___ THE RECORDS ___

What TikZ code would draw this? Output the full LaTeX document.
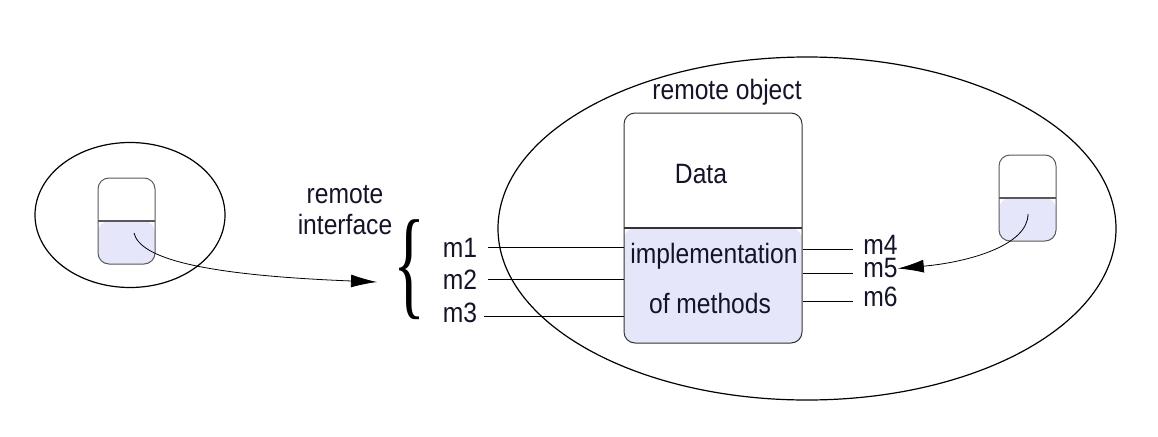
\documentclass[tikz,border=0pt]{standalone}
\usepackage{graphicx}
\usepackage{fontspec}
\setmainfont{Liberation Sans}[FakeStretch=0.88]
\newfontfamily\bracefont{Liberation Serif}
\usetikzlibrary{shapes.geometric,arrows.meta}
\definecolor{lav}{RGB}{230,230,250}
\definecolor{txt}{RGB}{20,20,40}
\tikzset{
  halo/.style={draw, ellipse, line width=1.2pt, inner sep=0pt},
  objbox/.style={draw=#1, line width=1pt, rounded corners=11pt, inner sep=0pt,
    path picture={\fill[lav] (path picture bounding box.west) rectangle (path picture bounding box.south east);
      \draw[line width=1.2pt] (path picture bounding box.west) -- (path picture bounding box.east);}},
  lbl/.style={inner sep=0pt, text=txt, font=\fontsize{28}{32}\selectfont},
  mline/.style={line width=1pt},
  call/.style={line width=0.8pt, -{Latex[length=26pt,width=13pt]}},
}
\begin{document}
\begin{tikzpicture}[x=1pt,y=-1pt]
\useasboundingbox (0,0) rectangle (1158,436);
% ellipses
\node[halo, minimum width=190pt, minimum height=145pt] (cl) at (130,215) {};
\node[halo, minimum width=618pt, minimum height=343pt] (srv) at (807,228.5) {};
% boxes
\node[objbox=gray!70!black, minimum width=57pt, minimum height=86pt] (cli) at (126.5,221) {};
\node[objbox=gray!70!black, minimum width=57pt, minimum height=86pt] (rc) at (1027.5,198) {};
\node[objbox=black!80, minimum width=178pt, minimum height=230pt] (obj) at (713,228) {};
% texts
\node[lbl] (ro) at (727,92) {remote object};
\node[lbl] (data) at (701,174) {Data};
\node[lbl] (impl) at (714,256) {implementation};
\node[lbl] (meth) at (710,303) {of methods};
\node[lbl, align=center] (ri) at (345,210) {remote\\[-1pt]interface};
\node[inner sep=0pt] (brace) at (410,270) {\resizebox*{32pt}{100pt}{\bracefont\{}};
\node[lbl] (m1) at (460,248) {m1};
\node[lbl] (m2) at (460,280) {m2};
\node[lbl] (m3) at (460,313) {m3};
\node[lbl] (m4) at (880.5,245) {m4};
\node[lbl] (m5) at (880.5,268.5) {m5};
\node[lbl] (m6) at (880.5,297) {m6};
% method line ends
\coordinate (e1) at (488,247);
\coordinate (e2) at (488,279);
\coordinate (e3) at (484,316);
\coordinate (e4) at (853,249);
\coordinate (e5) at (853,273);
\coordinate (e6) at (853,301);
\draw[mline] (e1) -- (obj.west |- e1);
\draw[mline] (e2) -- (obj.west |- e2);
\draw[mline] (e3) -- (obj.west |- e3);
\draw[mline] (obj.east |- e4) -- (e4);
\draw[mline] (obj.east |- e5) -- (e5);
\draw[mline] (obj.east |- e6) -- (e6);
% calls
\coordinate (t1) at (377,282);
\draw[call] ([xshift=7.5pt,yshift=-12pt]cli.center) .. controls (140,258) and (200,275) .. (t1);
\draw[call] ([xshift=0.5pt,yshift=-16pt]rc.center) .. controls (1028,245) and (970,262) .. (m5.east);
\end{tikzpicture}
\end{document}
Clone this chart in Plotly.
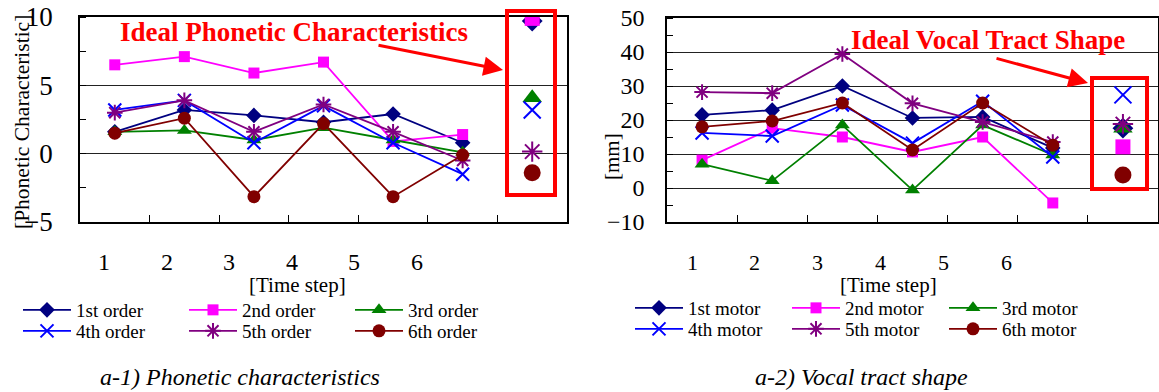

___

WRITTEN TASK: Restate the data above word for word. Do not include the images.

TASK ANSWER:
What TikZ code would draw this? Output the full LaTeX document.
\documentclass[tikz,border=0pt]{standalone}
\usepackage{graphicx}
\usepackage{fontspec}
\setmainfont{Liberation Sans}[FakeStretch=0.88]
\newfontfamily\bracefont{Liberation Serif}
\usetikzlibrary{shapes.geometric,arrows.meta}
\definecolor{lav}{RGB}{230,230,250}
\definecolor{txt}{RGB}{20,20,40}
\tikzset{
  halo/.style={draw, ellipse, line width=1.2pt, inner sep=0pt},
  objbox/.style={draw=#1, line width=1pt, rounded corners=11pt, inner sep=0pt,
    path picture={\fill[lav] (path picture bounding box.west) rectangle (path picture bounding box.south east);
      \draw[line width=1.2pt] (path picture bounding box.west) -- (path picture bounding box.east);}},
  lbl/.style={inner sep=0pt, text=txt, font=\fontsize{28}{32}\selectfont},
  mline/.style={line width=1pt},
  call/.style={line width=0.8pt, -{Latex[length=26pt,width=13pt]}},
}
\begin{document}
\begin{tikzpicture}[x=1pt,y=-1pt]
\useasboundingbox (0,0) rectangle (1158,436);
% ellipses
\node[halo, minimum width=190pt, minimum height=145pt] (cl) at (130,215) {};
\node[halo, minimum width=618pt, minimum height=343pt] (srv) at (807,228.5) {};
% boxes
\node[objbox=gray!70!black, minimum width=57pt, minimum height=86pt] (cli) at (126.5,221) {};
\node[objbox=gray!70!black, minimum width=57pt, minimum height=86pt] (rc) at (1027.5,198) {};
\node[objbox=black!80, minimum width=178pt, minimum height=230pt] (obj) at (713,228) {};
% texts
\node[lbl] (ro) at (727,92) {remote object};
\node[lbl] (data) at (701,174) {Data};
\node[lbl] (impl) at (714,256) {implementation};
\node[lbl] (meth) at (710,303) {of methods};
\node[lbl, align=center] (ri) at (345,210) {remote\\[-1pt]interface};
\node[inner sep=0pt] (brace) at (410,270) {\resizebox*{32pt}{100pt}{\bracefont\{}};
\node[lbl] (m1) at (460,248) {m1};
\node[lbl] (m2) at (460,280) {m2};
\node[lbl] (m3) at (460,313) {m3};
\node[lbl] (m4) at (880.5,245) {m4};
\node[lbl] (m5) at (880.5,268.5) {m5};
\node[lbl] (m6) at (880.5,297) {m6};
% method line ends
\coordinate (e1) at (488,247);
\coordinate (e2) at (488,279);
\coordinate (e3) at (484,316);
\coordinate (e4) at (853,249);
\coordinate (e5) at (853,273);
\coordinate (e6) at (853,301);
\draw[mline] (e1) -- (obj.west |- e1);
\draw[mline] (e2) -- (obj.west |- e2);
\draw[mline] (e3) -- (obj.west |- e3);
\draw[mline] (obj.east |- e4) -- (e4);
\draw[mline] (obj.east |- e5) -- (e5);
\draw[mline] (obj.east |- e6) -- (e6);
% calls
\coordinate (t1) at (377,282);
\draw[call] ([xshift=7.5pt,yshift=-12pt]cli.center) .. controls (140,258) and (200,275) .. (t1);
\draw[call] ([xshift=0.5pt,yshift=-16pt]rc.center) .. controls (1028,245) and (970,262) .. (m5.east);
\end{tikzpicture}
\end{document}
Clone this chart in Plotly.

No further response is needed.